I mali del Sud e della Calabria restano tanti e grandi ma si possono affrontare con la legge dello Stato, la crescita, come pure sta avvenendo, della sensibilità antimafia e per la legalità che sta interessando anche le regioni meridionali. Il Sud sta lottando e deve essere aiutato, sostenuto nella sua lotta. Intanto va aiutato sul piano dello sviluppo economico, facendo al Sud né più e né meno di quello che si fa al Nord. E invece non avviene ciò, anzi, al contrario. Gioia Tauro, citata nel testo, rischia di diventare l’ennesima speranza delusa con la chiusura del porto, così come lo fu il polo siderurgico ai tempi di Bocca. E la scusa è sempre la stessa: in Calabria c’è la mafia, alimentando il circolo vizioso che vede meno sviluppo, più mafia e la mafia utilizzata per giustificare il mancato sostegno allo sviluppo del Sud.
Per questo il libro di Bocca non mi piace, così come non mi piace anche il dibattito che si è sviluppato attorno ad esso: troppe voci indignate e ipocrite spesso silenti, spesso subalterne a quanto invece si fa e si dice al Nord.
Il grande storico Gaetano Cingari diceva che le grandi testate giornalistiche al Sud scendono, non salgono.

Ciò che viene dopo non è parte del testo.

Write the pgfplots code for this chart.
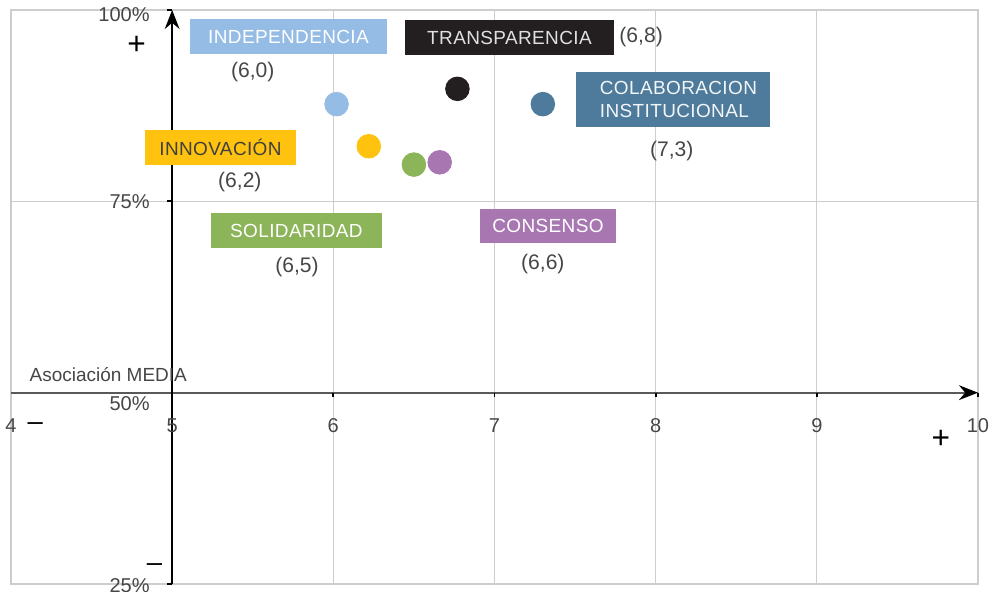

Voleva denunciare da una parte la mancanza di una voce meridionale di portata nazionale capace di sostenere lo sforzo di un Mezzogiorno che voleva riscattarsi, ma anche la subalternità della cultura e della intellettualità meridionale a stereotipi confezionati nelle parti più ricche del Paese.
Cingari aveva ragione. Facciamo in modo che questa indignazione, salutare, possa sostenere una politica, non rappresenti solo orgoglio ferito o protesta sterile.
Noi calabresi e meridionali siamo Italia e non altro. Dimostriamolo.